18 July 2012

What What (In the Yudt)

In my what?  Okay.

The title of the blog is slowly becoming a misnomer.  Mostly for the fact that I rarely collaborate with others on food (nor write for that matter).  At times it's more like Eats with Skipper, which is what nearly every Wednesday for a good month or so was.  It started with my trivia group meeting at Maya's Taqueria for the $1 taco happy hour before heading off to trivia because we, sadly, had bored of the Shack's regular menu.  It's good food but after two years of almost weekly attendance, it was no longer something to look forward to. After a few weeks of pre-trivia visits to Maya's, I threw it out that I should just make tacos for us before trivia, and it was a done deal. The first couple times were traditional Mexican-styled tacos, but then I decided to see what I could make work in taco form and then make my friends eat it.  With that, I give you the banh mí taco eaten by Dennis Yudt pictured below.

It's your standard taco-sized white corn tortilla but with the ingredients of a traditional banh mí variation set inside: grilled lemongrass chicken, sliced jalapeño fruit, and do chua pickle mix.
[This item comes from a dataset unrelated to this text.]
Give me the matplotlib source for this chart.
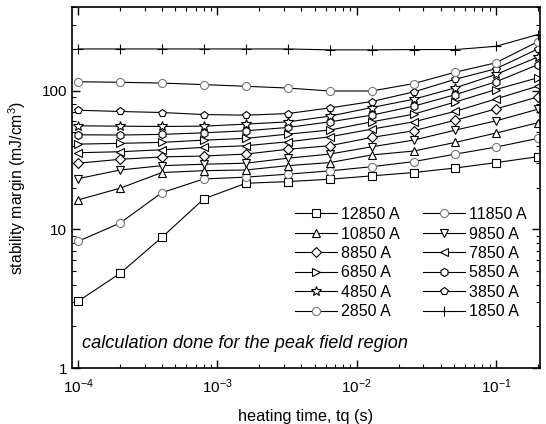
import matplotlib.pyplot as plt

tq = [1e-4, 2e-4, 4e-4, 8e-4, 1.6e-3, 3.2e-3, 6.4e-3, 1.28e-2, 2.56e-2, 5.12e-2, 0.1, 0.2]

m12850 = [3.03, 4.81, 8.76, 16.6, 21.5, 22.1, 23.0, 24.3, 25.7, 27.7, 30.3, 33.4]
m11850 = [8.2, 11.1, 18.4, 23.1, 23.8, 25.0, 26.4, 28.3, 30.8, 34.9, 39.2, 45.3]
m10850 = [16.3, 19.8, 25.7, 26.5, 26.8, 28.8, 30.3, 34.4, 36.7, 42.4, 49.5, 58.7]
m9850 = [23.2, 26.8, 28.8, 29.5, 30.0, 32.6, 34.9, 39.4, 44.0, 52.0, 60.6, 73.5]
m8850 = [30.0, 32.0, 33.3, 33.8, 34.9, 37.8, 40.1, 46.0, 51.4, 61.3, 73.9, 90.2]
m7850 = [35.7, 36.3, 37.5, 39.0, 40.1, 42.8, 46.5, 52.8, 59.6, 71.1, 87.2, 108]
m6850 = [41.2, 41.7, 42.4, 44.0, 45.3, 48.6, 52.0, 59.6, 67.7, 83.0, 102, 124]
m5850 = [48.1, 47.9, 48.4, 49.7, 51.4, 54.3, 59.6, 66.6, 77.3, 93.7, 116, 154]
m4850 = [55.8, 55.5, 55.2, 55.5, 57.4, 59.6, 65.5, 75.6, 86.7, 105, 131, 175]
m3850 = [72.3, 70.8, 69.6, 67.3, 66.6, 68.4, 75.1, 83.5, 97.9, 121, 144, 200]
m2850 = [116, 115, 113.5, 110.6, 107.6, 104.5, 99.5, 99.5, 112.5, 136, 159, 226]
m1850 = [200, 200, 200, 200, 200, 200, 197, 197, 198, 198, 209, 254]

series = [
    ("12850 A", m12850, "s"), ("11850 A", m11850, "o"),
    ("10850 A", m10850, "^"), ("9850 A", m9850, "v"),
    ("8850 A", m8850, "D"), ("7850 A", m7850, "<"),
    ("6850 A", m6850, ">"), ("5850 A", m5850, "h"),
    ("4850 A", m4850, "*"), ("3850 A", m3850, "p"),
    ("2850 A", m2850, "o"), ("1850 A", m1850, "+"),
]

plt.rcParams['font.family'] = ['Liberation Sans', 'DejaVu Sans']
plt.rcParams['mathtext.fontset'] = 'custom'
plt.rcParams['mathtext.rm'] = 'Liberation Sans'

fig = plt.figure(figsize=(5.46, 4.24), dpi=100)
ax = fig.add_axes([0.132, 0.132, 0.857, 0.851])

handles = {}
for name, vals, mk in series:
    edge = "#777777" if name in ("11850 A", "2850 A") else "black"
    ms = 5.8
    if mk == "D":
        ms = 5.3
    elif mk in ("*", "+"):
        ms = 7.3
    line, = ax.plot(tq, vals, color="black", lw=0.8, marker=mk, ms=ms,
                    mfc="white", mec=edge, mew=0.8, label=name)
    handles[name] = line

ax.set_xscale("log")
ax.set_yscale("log")
ax.set_xlim(10 ** -4.043, 0.207)
ax.set_ylim(1, 400)
ax.set_yticks([1, 10, 100])
ax.set_yticklabels(["1", "10", "100"])

ax.tick_params(which="both", direction="in", top=True, right=True, labelsize=11)
ax.tick_params(axis="x", which="major", pad=7)
ax.tick_params(which="major", length=6, width=1)
ax.tick_params(which="minor", length=3, width=0.8)
for sp in ax.spines.values():
    sp.set_linewidth(1.2)

ax.set_xlabel("heating time, tq (s)", fontsize=11.7, labelpad=9)
ax.set_ylabel("stability margin (mJ/cm$^3$)", fontsize=11.3, labelpad=10)

ax.text(0.022, 0.055, "calculation done for the peak field region",
        transform=ax.transAxes, fontsize=13.1, style="italic")

# legend filled row by row like the original (ncol=2 fills columns)
names = [s[0] for s in series]
order = names[0::2] + names[1::2]
ax.legend([handles[n] for n in order], order, ncol=2, loc="lower right",
          bbox_to_anchor=(0.985, 0.117), frameon=False, fontsize=11.5,
          handlelength=2.6, handletextpad=0.25, columnspacing=1.5,
          labelspacing=0.28, borderaxespad=0)

fig.savefig("out.png", dpi=100)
Before grilling the chicken, marinate it at least four hours with the following blended ingredients:

2 stalks lemongrass
3 cloves garlic
1-2 inch piece ginger
2-5 Thai chilis (to taste)
6 oz coconut milk (about half of a can)
Juice of one juicy lime
3 tbs soy sauce
2 tbs fish sauce
2 tbs brown sugar

For the do chua (which just means "by souring" and pronounced "doh joo-uh"), I added sliced celery to the conventional daikon and carrot simply because it was in the refrigerator, and I didn't have cu kieu or pickled shallots on hand to "french" it up.  First draw the water out of the sliced vegetables by tossing them with about a teaspoon of salt, and leave the mix in a colander for 5-10 minutes.  Then rinse and pat dry.  Make the following brine mixture, and allow it to absorb the brine for about an hour by rule of thumb for quick pickling:

1 cup water
1 cup white vinegar
1/2 cup sugar

I've found that 30 minutes is enough time before using it.  This can be used for a few days, but I don't like the texture after three days.

Finally, you go and buy a $100 mandolin, adjust it to the slimmest slice setting, and slice one jalapeño and frugally divide it among your friends' tacos.

No great shakes unless you like banh mí, that is.

1 comment:

undercover caterer said...

I love this idea. Two of my favorite foods!